In Search of the Craic

Colin Irwin

Andre Deutsch; hardback; 2003; 256 pages

Recently, Ireland has offered fertile ground for comedic travel writing  – think of McCarthy’s Bar and Round Ireland with a Fridge, for example ­– and now comes In Search of the Craic. Written by one of the UK’s foremost musical journalists, Colin Irwin, a champion of many an Irish band and musician, In Search of the Craic tries to follow in the footsteps of Pete McCarthy and Tony Hawks and, frankly, falls flat on its face in attempting to do so.

 

The book’s title itself is nonsensical. Since craic is the Irish for “crack”, that essential combination of good humour and conversation, fuelled by drink and music, it’s a little like calling a French equivalent In Search of the Joie de Vivre. Presumably, however, the publishers thought a book entitled In Search of the Crack might be mistaken for a drug-related odyssey around inner-city housing estates.

 

Next, the book has been appallingly edited and poorly researched. Typographical errors abound, including numerous misspellings of Irish words, places and personal names. The fada is noticeable by its almost complete absence and found amongst the many mistakes are blunders such as: “Sean O’Riada”; “Thomas à Beckett”; the transformation of the place name An Rinn to the personal name “Ann Rinn”; “Garnish Island” (it’s Garinish); “Fleadh Ceoil” and “Fleadh Cheoil na h’Eireann”; “uillean”; “Cairan Bourke”; “Salt Hill” (instead of Salthill); “Inish Thiar” (instead of Inis Óirr”), “Ballysodare”; and, worst of all, considering his quest for Tommy Peoples (see below), the repeated confusion of the fiddler’s birthplace of St Johnston with the Scottish football team St Johnstone.

 

There are also numerous bloopers and some of the worst include a reference to the duo of “Séamus Begley and Michael Cooney”; the belief that the harper/composer O’Carolan was “a seventeenth century giant” (when most of his work was written in the succeeding century); the statement that the IRA hunger striker Bobby Sands died in Belfast (he died in the Maze prison near Lisburn); the claim that Pat Clancy’s Tradition Records was “America’s first Irish music label” which must be news to any descendants of the M & C New Republic Irish Record Company founded in 1921; and the thoroughly wrong suggestion that Christy Moore wrote a song called “Joxter Goes to Stuttgart” (it’s actually “Joxer”) about Ireland’s World Cup victory over England (it was the 1988 European Championship).
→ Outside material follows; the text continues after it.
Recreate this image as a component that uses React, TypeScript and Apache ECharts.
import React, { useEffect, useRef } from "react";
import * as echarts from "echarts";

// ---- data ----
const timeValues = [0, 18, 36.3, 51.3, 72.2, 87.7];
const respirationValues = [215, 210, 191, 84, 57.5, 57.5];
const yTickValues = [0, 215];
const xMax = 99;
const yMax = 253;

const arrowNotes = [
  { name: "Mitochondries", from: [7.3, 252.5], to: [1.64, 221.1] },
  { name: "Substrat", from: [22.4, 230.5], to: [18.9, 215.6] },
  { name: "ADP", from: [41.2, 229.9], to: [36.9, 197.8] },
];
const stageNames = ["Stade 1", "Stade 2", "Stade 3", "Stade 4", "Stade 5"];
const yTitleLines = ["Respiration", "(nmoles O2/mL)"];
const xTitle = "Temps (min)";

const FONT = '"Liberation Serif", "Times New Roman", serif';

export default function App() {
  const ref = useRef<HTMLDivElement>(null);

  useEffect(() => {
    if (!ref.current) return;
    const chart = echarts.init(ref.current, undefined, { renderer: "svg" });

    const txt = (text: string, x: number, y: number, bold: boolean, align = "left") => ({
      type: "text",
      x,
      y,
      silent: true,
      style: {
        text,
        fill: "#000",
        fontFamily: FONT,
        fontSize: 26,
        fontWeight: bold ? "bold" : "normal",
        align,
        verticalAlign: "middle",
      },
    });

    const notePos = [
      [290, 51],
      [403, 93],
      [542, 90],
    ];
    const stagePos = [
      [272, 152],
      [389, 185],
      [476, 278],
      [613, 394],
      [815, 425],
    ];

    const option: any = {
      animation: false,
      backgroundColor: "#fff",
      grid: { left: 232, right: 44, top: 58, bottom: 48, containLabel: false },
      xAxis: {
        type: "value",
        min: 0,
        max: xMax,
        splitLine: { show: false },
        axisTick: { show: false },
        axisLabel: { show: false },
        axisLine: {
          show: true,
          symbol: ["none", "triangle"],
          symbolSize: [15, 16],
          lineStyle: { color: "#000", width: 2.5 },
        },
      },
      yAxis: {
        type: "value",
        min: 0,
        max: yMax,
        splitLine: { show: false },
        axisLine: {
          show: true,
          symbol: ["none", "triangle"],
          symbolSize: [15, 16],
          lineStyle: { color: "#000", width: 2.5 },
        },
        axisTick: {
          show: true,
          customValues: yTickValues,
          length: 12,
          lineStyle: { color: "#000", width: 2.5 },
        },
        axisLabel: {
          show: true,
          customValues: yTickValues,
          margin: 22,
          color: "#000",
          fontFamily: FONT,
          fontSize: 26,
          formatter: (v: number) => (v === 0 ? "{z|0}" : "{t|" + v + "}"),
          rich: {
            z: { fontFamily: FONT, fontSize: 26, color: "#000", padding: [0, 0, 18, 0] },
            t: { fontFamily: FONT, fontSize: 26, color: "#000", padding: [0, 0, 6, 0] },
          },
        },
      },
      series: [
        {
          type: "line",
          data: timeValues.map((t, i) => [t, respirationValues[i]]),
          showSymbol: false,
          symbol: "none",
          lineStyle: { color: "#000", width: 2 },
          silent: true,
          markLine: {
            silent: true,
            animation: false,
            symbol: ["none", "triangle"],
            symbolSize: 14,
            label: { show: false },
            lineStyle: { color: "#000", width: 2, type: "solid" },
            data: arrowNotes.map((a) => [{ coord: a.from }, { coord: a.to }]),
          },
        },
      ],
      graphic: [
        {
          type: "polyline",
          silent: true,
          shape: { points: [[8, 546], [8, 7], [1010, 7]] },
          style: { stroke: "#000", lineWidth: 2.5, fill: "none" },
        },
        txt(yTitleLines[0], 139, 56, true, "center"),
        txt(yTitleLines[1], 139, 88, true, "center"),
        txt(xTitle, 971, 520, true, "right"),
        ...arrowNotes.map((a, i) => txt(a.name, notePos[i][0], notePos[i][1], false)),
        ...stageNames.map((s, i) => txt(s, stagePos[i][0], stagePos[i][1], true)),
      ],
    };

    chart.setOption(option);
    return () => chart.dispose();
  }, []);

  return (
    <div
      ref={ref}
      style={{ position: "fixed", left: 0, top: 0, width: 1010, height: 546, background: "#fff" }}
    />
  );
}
These are just a selection from the first few chapters!

 

All this might be palatable, if the book was indeed humorous, but Irwin’s tales meander too much, regurgitate old stories (such as his account of his attempts to interview the Jamaican reggae singer Peter Tosh which is, of course, very relevant to this book’s subject!), and are peopled by an excess of Oirish stereotypes, sometimes veering towards the blatantly offensive, while there is nothing comic about his repeated demeaning reference to his accompanying partner as “Mrs Colin”.  At times too, Colin Irwin ventures into an extremely mundane travel-writing style, making recommendations such as “be warned, there’s a big hike in accommodation prices when it’s on” and “avoid Killarney at all costs  – a plastic Paddy’s paradise” while advising visitors to head for the equally tourist-swamped Ring of Kerry instead!

 

Moreover, he contrives to avoid many of the best traditional music spots in Ireland while heading for the most tourist-ridden ones, ignoring Northern Ireland almost entirely, but the most damning criticism is that Irwin has little more than a loose grasp of both Ireland’s musical history and the actual nature of its traditional music. He certainly seems to know very little about how CCÉ is organised, has modest sense of the nature of the music itself or stylistic differences between players and areas of the country, and certainly offers little in the way of explanation for newcomers. Sure, some of his accounts of festivals and the musicians he knows best (Christy Moore, for example) are well written and enjoyable, but there tends to be an over-emphasis on the big figures of the past to the exclusion of those more recently relevant.

 

Ultimately, however, In Search of the Craic tests the reader’s patience, not least in its repeated references to the song The Fields of Athenry and the seemingly endless quest to track down the fiddler Tommy Peoples (which one telephone call to the right person might have easily resolved).

 

The book’s introduction is entitled “Just What the World Needs: Another Bloody Book about Ireland”. Exactly.